Der Weg zum „absoluten Wissen“ ist dabei für Hegel das Begreifen des Absoluten selbst. Auch für das Absolute ist die Zugangsweise zu ihm nicht gleichgültig. Es umschließt auch den Prozess seiner Erkenntnis. Der Zugang zum Absoluten ist zugleich dessen Selbstäußerung. Wahre Wissenschaft ist letztlich nur in dieser Perspektive des Absoluten möglich.

Der Weg zum wissenschaftlichen Standpunkt


Stufen des Wissens

Sinnliche Gewissheit →
Wahrnehmung →
Selbstbewusstsein →
Vernunft →
Geist →
absolutes Wissen

Hegel beginnt mit einer Analyse des „natürlichen Bewusstseins“. Die eigentliche Wirklichkeit (die „Substanz“) ist für das natürliche Bewusstsein in seiner elementarsten Stufe das, was es unmittelbar vorfindet: die „sinnliche Gewissheit“. Dies entspricht philosophisch der Position des Empirismus. Hegel zeigt auf, dass der empirische Wirklichkeitsbegriff notwendig ein Selbstbewusstsein voraussetzt, das das sinnlich Wahrgenommene als solches interpretiert.

Aber auch das Selbstbewusstsein ist nicht das eigentlich Wirkliche. Es kann sein eigenes Bei-sich-sein nur im Unterschied zu einer natürlichen Wirklichkeit bestimmen; seine Substantialität ist daher notwendig von dieser natürlichen Wirklichkeit abhängig.

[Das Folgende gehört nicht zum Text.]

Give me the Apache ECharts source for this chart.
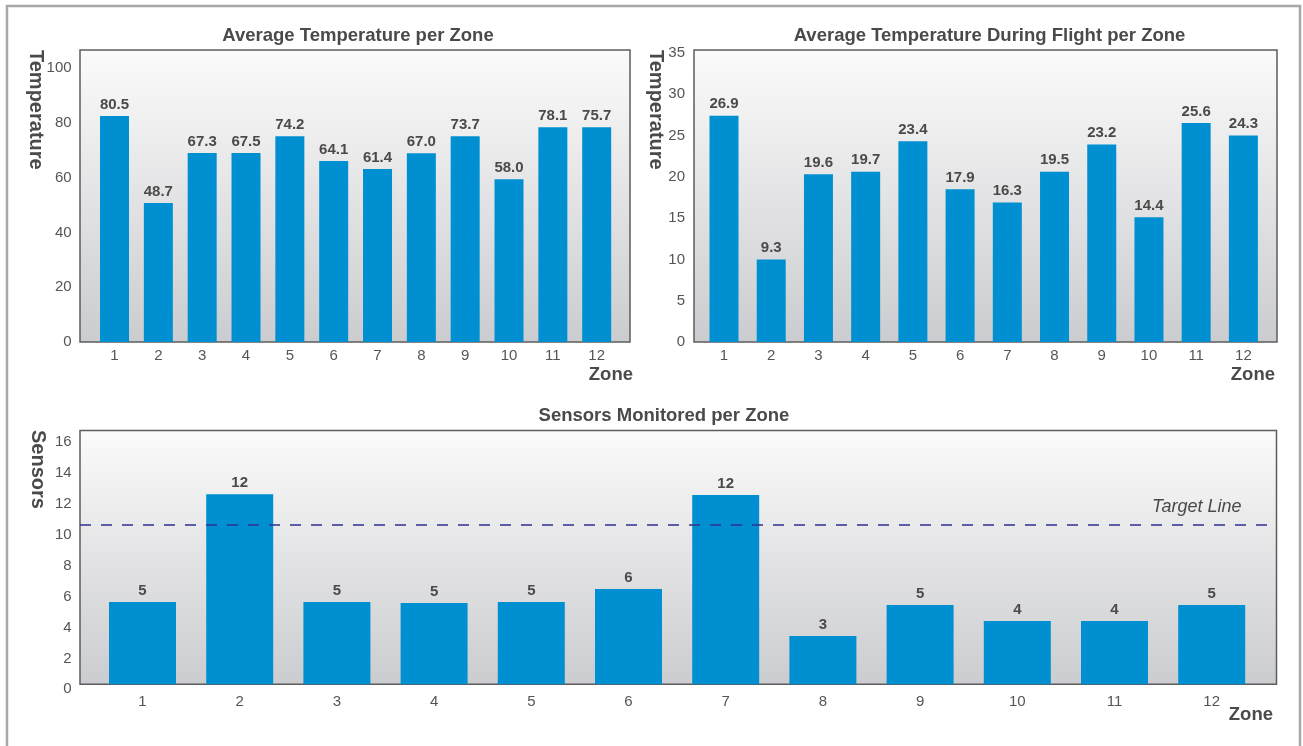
<!DOCTYPE html>
<html>
<head>
<meta charset="utf-8">
<script src="https://cdn.jsdelivr.net/npm/echarts@6/dist/echarts.min.js"></script>
<style>
html,body{margin:0;padding:0;background:#fff;}
#chart{width:1303px;height:746px;}
</style>
</head>
<body>
<div id="chart"></div>
<script>
// ---- data ----
const zones = ['1','2','3','4','5','6','7','8','9','10','11','12'];
const avgTempBars = [82.6, 50.8, 69.1, 69.1, 75.2, 66.1, 63.2, 69.0, 75.2, 59.5, 78.5, 78.5];
const avgTempLabels = ['80.5','48.7','67.3','67.5','74.2','64.1','61.4','67.0','73.7','58.0','78.1','75.7'];
const flightTempBars = [27.4, 10.0, 20.3, 20.6, 24.3, 18.5, 16.9, 20.6, 23.9, 15.1, 26.5, 25.0];
const flightTempLabels = ['26.9','9.3','19.6','19.7','23.4','17.9','16.3','19.5','23.2','14.4','25.6','24.3'];
const sensorBars = [5.33, 12.3, 5.33, 5.26, 5.33, 6.17, 12.25, 3.13, 5.13, 4.1, 4.1, 5.13];
const sensorLabels = ['5','12','5','5','5','6','12','3','5','4','4','5'];
const targetValue = 10.36;
const titles = ['Average Temperature per Zone', 'Average Temperature During Flight per Zone', 'Sensors Monitored per Zone'];

// ---- style ----
const FONT = "'Liberation Sans', Arial, Helvetica, sans-serif";
const TXT = '#4a4a4a';
const TICK = '#555555';
const BAR = '#0090d1';
const bgGrad = new echarts.graphic.LinearGradient(0, 0, 0, 1, [
  {offset: 0, color: '#fbfbfb'}, {offset: 1, color: '#cbcccf'}
]);

function bgGrid(left, top, width, height) {
  return {left, top, width, height, show: true, backgroundColor: bgGrad,
    borderColor: '#5c5c5c', borderWidth: 1.5, containLabel: false};
}
function dataGrid(left, top, width, height) {
  return {left, top, width, height, show: false, containLabel: false};
}
function hiddenAxis(gi, min, max) {
  return {type: 'value', gridIndex: gi, min, max, show: false};
}
function catAxis(gi, margin) {
  return {type: 'category', gridIndex: gi, data: zones, boundaryGap: true,
    axisLine: {show: false}, axisTick: {show: false}, splitLine: {show: false},
    axisLabel: {color: TICK, fontSize: 15, fontFamily: FONT, margin}};
}
function valAxis(gi, max, interval, margin, shiftDown) {
  const lbl = {color: TICK, fontSize: 15, fontFamily: FONT, margin, showMaxLabel: false};
  if (shiftDown) { lbl.verticalAlign = 'top'; lbl.lineHeight = shiftDown * 2; }
  return {type: 'value', gridIndex: gi, min: 0, max, interval,
    axisLine: {show: false}, axisTick: {show: false}, splitLine: {show: false},
    axisLabel: lbl};
}
function barSeries(axisIdx, data, labels, width) {
  return {type: 'bar', xAxisIndex: axisIdx, yAxisIndex: axisIdx, data, barWidth: width, z: 3,
    itemStyle: {color: BAR},
    label: {show: true, position: 'top', distance: 4, color: TXT, fontWeight: 'bold',
      fontSize: 15, fontFamily: FONT, formatter: p => labels[p.dataIndex]}};
}
function gText(text, x, y, opts) {
  return Object.assign({type: 'text', x, y, silent: true,
    style: Object.assign({text, fill: TXT, font: 'bold 18.5px ' + FONT, align: 'center', verticalAlign: 'middle'}, (opts && opts.style) || {})},
    opts && opts.rotation !== undefined ? {rotation: opts.rotation} : {});
}

const chart = echarts.init(document.getElementById('chart'), null, {renderer: 'canvas'});
chart.setOption({
  animation: false,
  backgroundColor: '#ffffff',
  grid: [
    bgGrid(80, 50, 550, 292),
    dataGrid(92.6, 50, 526, 292),
    bgGrid(694, 50, 583, 292),
    dataGrid(700.4, 50, 566.6, 292),
    bgGrid(80, 430.5, 1196.5, 253.8),
    dataGrid(93.9, 430.5, 1166.4, 253.8)
  ],
  xAxis: [
    hiddenAxis(0, 0, 1), catAxis(1, 6),
    hiddenAxis(2, 0, 1), catAxis(3, 6),
    hiddenAxis(4, 0, 1), catAxis(5, 10)
  ],
  yAxis: [
    hiddenAxis(0, 0, 106.7), valAxis(1, 106.7, 20, 21),
    hiddenAxis(2, 0, 35.35), valAxis(3, 35.35, 5, 15.4),
    hiddenAxis(4, 0, 16.43), valAxis(5, 16.43, 2, 22.2, 5)
  ],
  series: [
    barSeries(1, avgTempBars, avgTempLabels, 29),
    barSeries(3, flightTempBars, flightTempLabels, 29),
    barSeries(5, sensorBars, sensorLabels, 67),
    {type: 'line', xAxisIndex: 4, yAxisIndex: 4, data: [], z: 1, silent: true,
      markLine: {silent: true, symbol: 'none', animation: false,
        lineStyle: {color: '#2e3190', width: 1.5, type: [11, 10]},
        label: {show: true, position: 'insideEndTop', distance: [35, 8], formatter: 'Target Line',
          color: TXT, fontStyle: 'italic', fontSize: 18, fontFamily: FONT},
        data: [{yAxis: targetValue}]}}
  ],
  graphic: [
    {type: 'rect', silent: true, shape: {x: 7, y: 6, width: 1293, height: 800},
      style: {fill: 'none', stroke: '#a8a8a8', lineWidth: 2.5}},
    gText(titles[0], 358, 36),
    gText(titles[1], 989.5, 36),
    gText(titles[2], 664, 416),
    gText('Temperature', 35.5, 50, {rotation: -Math.PI / 2, style: {align: 'left', font: 'bold 20px ' + FONT}}),
    gText('Temperature', 656, 50, {rotation: -Math.PI / 2, style: {align: 'left', font: 'bold 20px ' + FONT}}),
    gText('Sensors', 37.5, 430, {rotation: -Math.PI / 2, style: {align: 'left', font: 'bold 20px ' + FONT}}),
    gText('Zone', 633, 375, {style: {align: 'right'}}),
    gText('Zone', 1275, 375, {style: {align: 'right'}}),
    gText('Zone', 1273, 715, {style: {align: 'right'}})
  ]
});
</script>
</body>
</html>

In der dritten Form des natürlichen Bewusstseins, der Vernunft, kommt die Bestimmung der Substanz des Bewusstseins und des Selbstbewusstseins zu einer Synthese. Das zur Vernunft entwickelte Selbstbewusstsein beharrt auf seiner eigenen Substantialität, erkennt aber zugleich, dass es sich zu einer natürlichen Wirklichkeit verhält, die ebenfalls substantiell ist. Dies lässt sich nur miteinander versöhnen, wenn das Selbstbewusstsein seine Substantialität in der Substantialität der natürlichen Wirklichkeit wiedererkennt. Nur dann lässt sich der Widerspruch, den zwei Substanzen mit sich bringen, vermeiden.

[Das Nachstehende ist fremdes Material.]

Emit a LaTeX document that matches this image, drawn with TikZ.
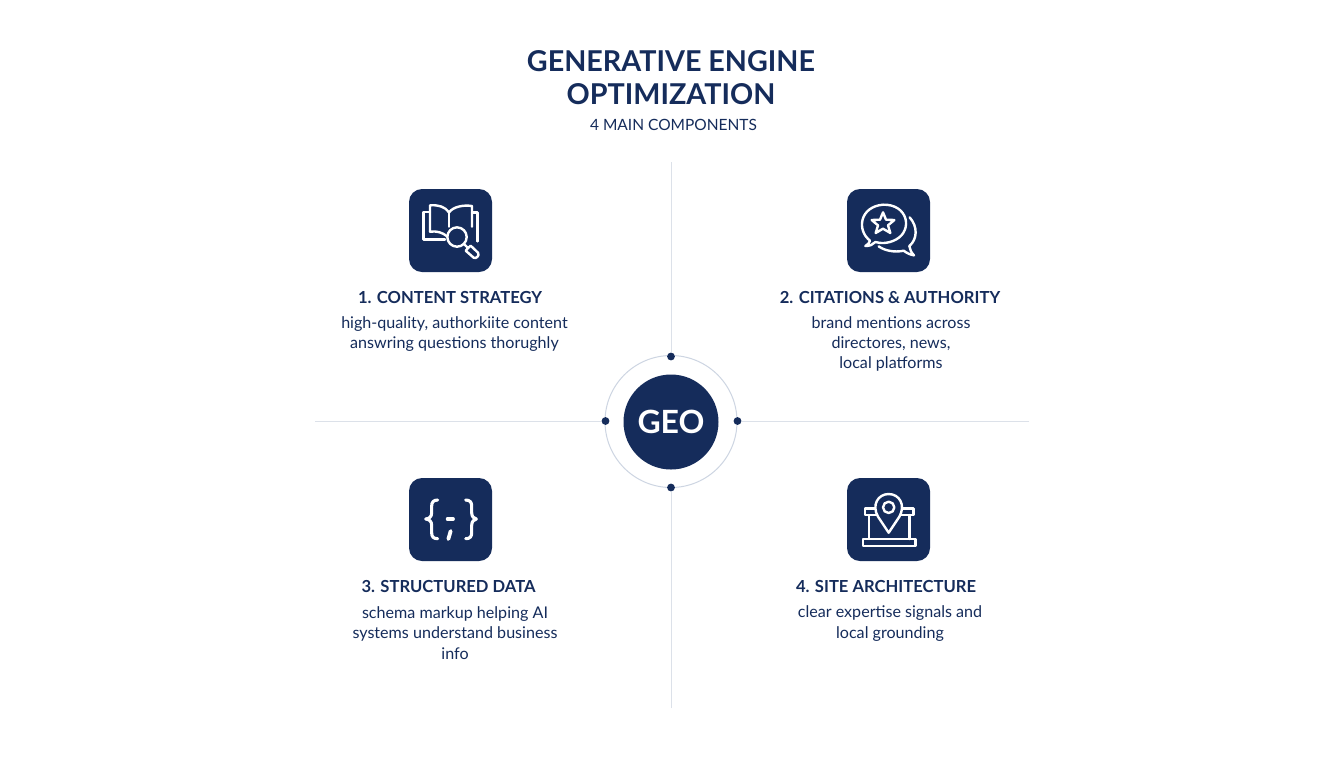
\documentclass[tikz,border=0pt]{standalone}
\usepackage{fontspec}
\setmainfont{Lato}
\usetikzlibrary{backgrounds}
\definecolor{navy}{HTML}{152C5B}
\definecolor{axisgrey}{HTML}{DCE1E9}
\definecolor{ringgrey}{HTML}{CDD5E2}
\tikzset{
 axisline/.style={draw=axisgrey,line width=0.5pt},
 iconbox/.style={fill=navy,rounded corners=6.5pt,minimum size=41.5pt,inner sep=0pt,draw=none},
 glyph/.style={draw=white,line width=1.2pt,line join=round,line cap=round},
 dotnode/.style={circle,fill=navy,inner sep=0pt,minimum size=3.9pt},
 heading/.style={text=navy,font=\fontsize{8.3}{10}\selectfont\bfseries,align=center},
 body/.style={text=navy,font=\fontsize{8.05}{10.1}\selectfont,align=center},
}
\begin{document}
\begin{tikzpicture}[x=0.5pt,y=-0.5pt]
\useasboundingbox (0,0) rectangle (1344,768);
% title
\node[text=navy,font=\fontsize{14.35}{16.6}\selectfont\bfseries,align=center] (title) at (671,78) {GENERATIVE ENGINE\\OPTIMIZATION};
\node[text=navy,font=\fontsize{7.75}{10}\selectfont] (sub) at (673.5,124.5) {4 MAIN COMPONENTS};
% axes
\coordinate (topend) at (671,162);
\coordinate (botend) at (671,708);
\coordinate (leftend) at (315,421);
\coordinate (rightend) at (1029,421);
\node[dotnode] (dt) at (671,356.5) {};
\node[dotnode] (db) at (671,487.5) {};
\node[dotnode] (dl) at (605.5,421) {};
\node[dotnode] (dr) at (737.5,421) {};
\begin{pgfonlayer}{background}
\fill[white] (0,0) rectangle (1344,768);
\draw[axisline] (topend) -- (dt);
\draw[axisline] (botend) -- (db);
\draw[axisline] (leftend) -- (dl);
\draw[axisline] (rightend) -- (dr);
\draw[ringgrey,line width=0.5pt] (671,421.5) circle[radius=66];
\end{pgfonlayer}
% centre
\node[circle,fill=navy,minimum size=47.5pt,inner sep=0pt,text=white,font=\fontsize{16}{18}\selectfont\bfseries] (geo) at (671,422) {GEO};
% icon boxes
\node[iconbox] (b1) at (450.5,230.5) {};
\node[iconbox] (b2) at (888.5,230.5) {};
\node[iconbox] (b3) at (450.5,519.5) {};
\node[iconbox] (b4) at (888.5,519.5) {};
% icon 1: book + magnifier (local units: zoom crop, 3 = 1px)
\begin{scope}[shift={(400,180)},x=0.1667pt,y=-0.1667pt,glyph]
 \draw (90,155) -- (90,76) .. controls (115,74) and (135,80) .. (147,97) .. controls (160,80) and (190,74) .. (216,78) -- (216,140);
 \draw (147,97) -- (147,140);
 \draw (90,155) .. controls (110,152) and (128,158) .. (140,168);
 \draw (90,96) -- (71,96) -- (71,179) -- (135,179);
 \draw (216,97) -- (232,97) -- (232,184);
 \draw (171,171) circle[radius=29];
 \draw (192,192) -- (204,204);
 \draw (204,204) -- (197,212) -- (221,233) .. controls (228,238) and (240,226) .. (234,218) -- (212,197) -- (204,204);
\end{scope}
% icon 2: speech bubbles + star
\begin{scope}[shift={(838,180)},x=0.1667pt,y=-0.1667pt,glyph]
 \draw (96,182) .. controls (55,150) and (65,80) .. (135,74) .. controls (210,72) and (225,150) .. (175,178) .. controls (150,192) and (125,190) .. (112,186) .. controls (105,194) and (95,198) .. (82,198) .. controls (90,193) and (95,188) .. (96,182);
 \draw (215,112) .. controls (240,140) and (238,178) .. (214,198) .. controls (215,208) and (220,218) .. (228,226) .. controls (215,224) and (205,218) .. (197,212) .. controls (170,218) and (140,212) .. (122,199);
 \draw (135,97) -- (144,119) -- (169,120) -- (150,136) -- (157,159) -- (135,146) -- (113,159) -- (120,136) -- (101,120) -- (126,119) -- cycle;
\end{scope}
% icon 3: braces
\begin{scope}[shift={(400,470)},x=0.1667pt,y=-0.1667pt,glyph,line width=1.55pt]
 \draw (113,90) .. controls (100,90) and (95,97) .. (95,108) -- (95,128) .. controls (95,140) and (88,146) .. (77,147) .. controls (88,148) and (95,154) .. (95,166) -- (95,188) .. controls (95,200) and (100,206) .. (113,206);
 \draw (197,90) .. controls (210,90) and (215,97) .. (215,108) -- (215,128) .. controls (215,140) and (222,146) .. (229,147) .. controls (222,148) and (215,154) .. (215,166) -- (215,188) .. controls (215,200) and (210,206) .. (197,206);
 \draw (142,147) -- (160,147);
 \draw[line width=1.9pt] (152,183) -- (145,207);
\end{scope}
% icon 4: pin on building
\begin{scope}[shift={(838,470)},x=0.1667pt,y=-0.1667pt,glyph]
 \draw (81,115) rectangle (226,135);
 \draw (93,135) -- (93,207);
 \draw (215,135) -- (215,207);
 \draw (75,207) rectangle (232,228);
 \draw[fill=navy] (152,188) -- (120,140) .. controls (100,105) and (120,72) .. (152,72) .. controls (184,72) and (204,105) .. (184,140) -- cycle;
 \draw (152,112) circle[radius=17];
\end{scope}
% labels
\node[heading] (h1) at (450,297) {1. CONTENT STRATEGY};
\node[body] (t1) at (454.5,334) {high-quality, authorkiite content\\answring questions thorughly};
\node[heading] (h2) at (890,297) {2. CITATIONS \& AUTHORITY};
\node[body] (t2) at (891,344) {brand mentions across\\directores, news,\\local platforms};
\node[heading] (h3) at (448.5,586.5) {3. STRUCTURED DATA};
\node[body] (t3) at (455,633) {schema markup helping AI\\systems understand business\\info};
\node[heading] (h4) at (886,586.5) {4. SITE ARCHITECTURE};
\node[body] (t4) at (890,623.5) {clear expertise signals and\\local grounding};
\end{tikzpicture}
\end{document}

Hegel bestimmt im weiteren Verlauf der Phänomenologie die Vernunft als „sittliche Vernunft“. Als solche ist sie nicht nur Produkt des Selbstbewusstseins, sondern bezieht sich immer schon auf eine äußere Wirklichkeit, die ihr vorausgeht. Die Vernunft kann nur als die sittliche Substanz einer wirklichen Gesellschaft existieren; in dieser Form ist sie (objektiver) Geist.

Der Geist ist seinerseits wiederum vom Selbstbewusstsein abhängig. Dieses hat die Freiheit, sich dem herrschenden Gesetz nicht zu fügen, was sich historisch z. B. in der Französischen Revolution zeigt. Seine Freiheit gründet letztlich auf dem absoluten Geist.

Der absolute Geist zeigt sich zunächst in der Religion. In der „Naturreligion“ deutet das Selbstbewusstsein noch die natürliche Wirklichkeit als Selbstausdruck eines absoluten Wesens, während in der „offenbaren Religion“ die menschliche Freiheit die zentrale Rolle spielt. Der Begriff des absoluten Geistes lässt sich als der Begriff der Wirklichkeit selbst verstehen, sodass die Religion in das absolute Wissen übergeht. Damit ist der Standpunkt gewonnen, von dem aus erst Wissenschaft im eigentlichen Sinn betrieben werden kann. Der ganze Inhalt der Erfahrung des Bewusstseins ist neu zu entfalten, aber nicht mehr aus der Perspektive des sich zu sich selbst und seinem Gegenstand erst durchringenden Bewusstseins, sondern systematisch, d. h. aus der Perspektive des „Begriffs“.